Tkaschuk ist Mitglied von Proliska. Die Organisation wird von den Verneinten Nationen finanziert und soll Kriegsgeschädigten wieder auf die Beine helfen. Bis 2016 half das Team, Zivilisten aus der Schusslinie zu bringen. Heute geht es meist darum, die Kriegsfolgen aufzuarbeiten. Und diese Folgen haben viele Gesichter.

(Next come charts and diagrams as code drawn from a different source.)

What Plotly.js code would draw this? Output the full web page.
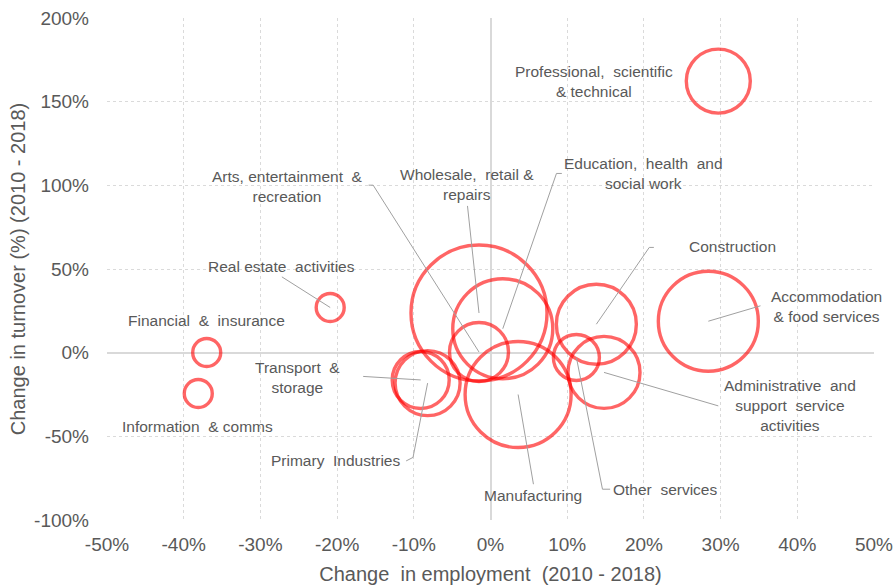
<!DOCTYPE html>
<html>
<head>
<meta charset="utf-8">
<script src="https://cdn.plot.ly/plotly-3.0.1.min.js"></script>
<style>
  html, body { margin: 0; padding: 0; background: #ffffff; }
  #chart { width: 894px; height: 586px; }
</style>
</head>
<body>
<div id="chart"></div>
<script>
// ---- Data ----
const sectors = [
  "Professional, scientific & technical",
  "Accommodation & food services",
  "Construction",
  "Wholesale, retail & repairs",
  "Education, health and social work",
  "Arts, entertainment & recreation",
  "Manufacturing",
  "Other services",
  "Administrative and support service activities",
  "Transport & storage",
  "Primary Industries",
  "Real estate activities",
  "Financial & insurance",
  "Information & comms"
];
// Change in employment 2010-2018 (%)
const employmentChange = [29.7, 28.4, 13.8, -1.5, 1.6, -1.5, 3.6, 11.2, 14.8, -9.1, -8.2, -20.9, -37.0, -38.1];
// Change in turnover 2010-2018 (%)
const turnoverChange = [162.3, 18.8, 17.0, 23.7, 14.3, 0.4, -25.0, -2.9, -11.8, -16.3, -18.2, 27.0, 0.1, -24.4];
// Relative bubble size (bubble diameter scale)
const bubbleSize = [64, 100, 80, 136, 100, 59, 106, 46, 72, 57, 65, 28, 28, 28];

// Axis tick values
const xTicks = [-50, -40, -30, -20, -10, 0, 10, 20, 30, 40, 50];
const yTicks = [-100, -50, 0, 50, 100, 150, 200];

// ---- Label placement (layout, not data) ----
// text, label centre (in axis units), leader-line waypoints before reaching the bubble
const labelLayout = [
  { i: 0,  text: "Professional,  scientific<br>& technical", x: 13.5, y: 162.3, path: null },
  { i: 1,  text: "Accommodation<br>& food services", x: 43.8, y: 27.8, path: [[35.2, 28.0]] },
  { i: 2,  text: "Construction", x: 31.6, y: 63.2, path: [[21.3, 62.9], [20.7, 62.9]] },
  { i: 3,  text: "Wholesale,  retail &<br>repairs", x: -3.1, y: 100.4, path: [[-3.0, 87.7]] },
  { i: 4,  text: "Education,  health  and<br>social work", x: 20.0, y: 107.0, path: [[9.3, 107.1], [8.6, 107.1]] },
  { i: 5,  text: "Arts, entertainment  &<br>recreation", x: -26.5, y: 99.5, path: [[-15.9, 100.1], [-15.3, 100.1]] },
  { i: 6,  text: "Manufacturing", x: 5.5, y: -85.6, path: [[5.6, -78.6]] },
  { i: 7,  text: "Other  services", x: 22.8, y: -81.6, path: [[15.6, -81.6], [14.6, -81.6]] },
  { i: 8,  text: "Administrative  and<br>support  service<br>activities", x: 39.1, y: -31.8, path: [[29.7, -31.8]] },
  { i: 9,  text: "Transport  &<br>storage", x: -25.2, y: -14.6, path: [[-16.6, -14.2]] },
  { i: 10, text: "Primary  Industries", x: -20.2, y: -64.7, path: [[-11.0, -64.7], [-10.1, -62.6]] },
  { i: 11, text: "Real estate  activities", x: -27.3, y: 51.5, path: [[-27.2, 45.3]] },
  { i: 12, text: "Financial  &  insurance", x: -37.0, y: 19.0, path: null },
  { i: 13, text: "Information  & comms", x: -38.2, y: -44.1, path: null }
];

const FONT = '"Liberation Sans", Arial, sans-serif';
const GREY = '#595959';

const trace = {
  type: 'scatter',
  mode: 'markers',
  x: employmentChange,
  y: turnoverChange,
  text: sectors,
  hoverinfo: 'text',
  cliponaxis: false,
  marker: {
    size: bubbleSize,
    sizemode: 'diameter',
    sizeref: 1,
    color: 'rgba(0,0,0,0)',
    line: { color: 'rgba(255,0,0,0.86)', width: 3.4 }
  }
};

const annotations = labelLayout.map(l => ({
  x: l.x, y: l.y, xref: 'x', yref: 'y',
  text: l.text, showarrow: false,
  xanchor: 'center', yanchor: 'middle', align: 'center',
  font: { family: FONT, size: 15.5, color: GREY }
}));

const shapes = labelLayout.filter(l => l.path).map(l => {
  const pts = l.path.concat([[employmentChange[l.i], turnoverChange[l.i]]]);
  const d = pts.map((p, k) => (k === 0 ? 'M' : 'L') + p[0] + ',' + p[1]).join(' ');
  return {
    type: 'path', xref: 'x', yref: 'y', path: d,
    line: { color: '#A0A0A0', width: 1 }, layer: 'above'
  };
});

const layout = {
  width: 894,
  height: 586,
  margin: { l: 107, r: 20, t: 18, b: 66 },
  paper_bgcolor: '#ffffff',
  plot_bgcolor: '#ffffff',
  showlegend: false,
  font: { family: FONT, color: GREY },
  xaxis: {
    range: [-50, 50],
    tickvals: xTicks,
    ticktext: xTicks.map(v => v + '%'),
    showgrid: true,
    gridcolor: '#DADADA',
    griddash: '3px,3px',
    gridwidth: 1,
    zeroline: true,
    zerolinecolor: '#D9D9D9',
    zerolinewidth: 2,
    showline: false,
    ticks: '',
    ticklabelstandoff: 11,
    tickfont: { family: FONT, size: 19, color: GREY },
    title: { text: 'Change  in employment  (2010 - 2018)', font: { family: FONT, size: 20, color: GREY }, standoff: 12 },
    automargin: false,
    fixedrange: true
  },
  yaxis: {
    range: [-100, 200],
    tickvals: yTicks,
    ticktext: yTicks.map(v => v + '%'),
    showgrid: true,
    gridcolor: '#DADADA',
    griddash: '3px,3px',
    gridwidth: 1,
    zeroline: true,
    zerolinecolor: '#D9D9D9',
    zerolinewidth: 2,
    showline: false,
    ticks: '',
    ticklabelstandoff: 17,
    tickfont: { family: FONT, size: 19, color: GREY },
    title: { text: 'Change in turnover (%) (2010 - 2018)', font: { family: FONT, size: 20, color: GREY }, standoff: 3 },
    automargin: false,
    fixedrange: true
  },
  annotations: annotations,
  shapes: shapes
};

Plotly.newPlot('chart', [trace], layout, { displayModeBar: false, staticPlot: true });
</script>
</body>
</html>
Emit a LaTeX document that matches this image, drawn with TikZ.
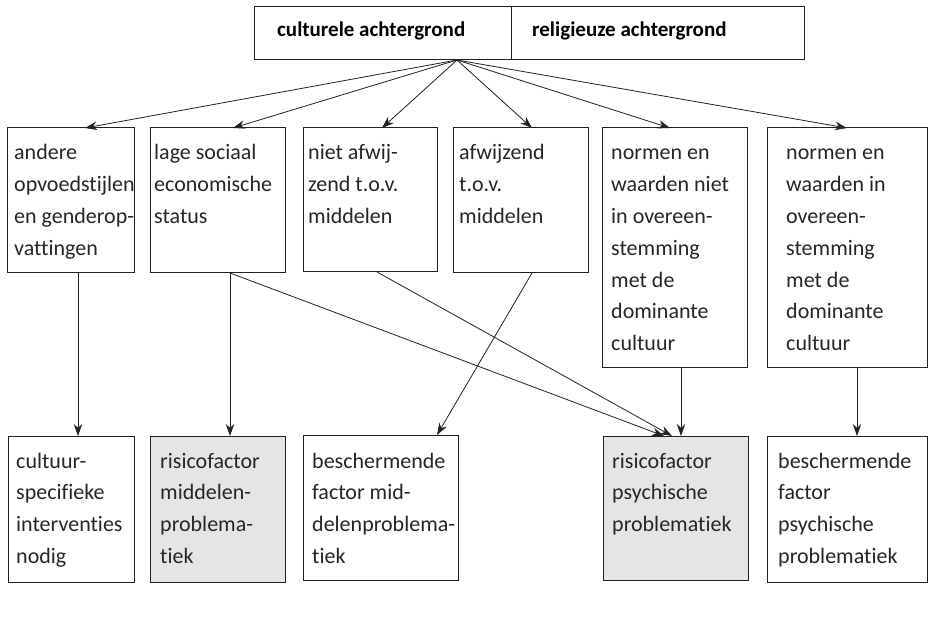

Lesen Sie aus unserem Angebot: Der beinahe vergessene Krieg
Nadeschda Tkaschuk fährt mit zwei Kollegen zum Stadtrand, um einen Mann zu besuchen, der seine Arbeit verlor und von Familie und Freunden zurückgelassen wurde. Irgendwann biegt der Bus ab und fährt rumpelnd auf einen Kiesweg. An dem schiefen Einfamilienhaus mit der Nummer 61 hängt kein Schild, das Tor steht offen, auch die Haustür ist nur angelehnt. Ein älterer Mann mit Gehstock erscheint. Er hat ein schmutziges Gesicht und trägt zwei unterschiedliche Schuhe. Im Haus ist es dunkel, es riecht verbrannt. Vor zehn Tagen entfachte vermutlich eine Zigarette in der Wohnung ein Feuer. Geplatzte Einmachgläser stehen auf dem Küchentisch, die Fenster sind mit Plastikfolie abgeklebt. „Was fehlt Ihnen?“, fragt Nadeschda und blickt in die glasigen Augen des Mannes. „Essen will ich“, entgegnet er mit schwacher Stimme. Auch seine Papiere haben die Flammen vernichtet, nur der Rentenschein ist geblieben. Nadeschda notiert alles. „Kommen Sie mit uns, wir bringen Sie an einen warmen Ort, hier können Sie nicht wohnen“, sagt sie. Der Mann will nicht, schüttelt den Kopf. Sie fragt nochmals, dann gehen die Helfer. „Manchmal stehst du da und weißt nicht, was du machen kannst“, sagt sie später. Sie will zumindest die Papiere des Manns in Ordnung bringen.
Korruption und Misswirtschaft sind allgegenwärtig
Auch im achten Kriegsjahr spricht keiner der Bewohner Avdeevkas von einer gewöhnlichen Stadt. In der beschossenen Wohnung in der Gagarinstraße, auf die die heilige Maria mit mildem Lächeln blickt, wohnt immer noch niemand. Bunte Plastikfolie flattert aus den Fenstern. Die Baufirma, die die Staatsgelder kassierte, verwendete bei der Restaurierung angeblich billiges Material. Jetzt liegt der Fall bei Gericht, und die Wohnungen müssen abgerissen werden. Misswirtschaft und Korruption sind die alten Begleiter des Kriegs.
„Wir dürfen uns nicht an den Krieg gewöhnen“, sagt Nadeschda Tkatschuk. „Wenn der Krieg zum Alltag wird, werden wir unaufmerksam.“ Und Achtlosigkeit kann tödlich sein in einer Stadt wie Avdeevka.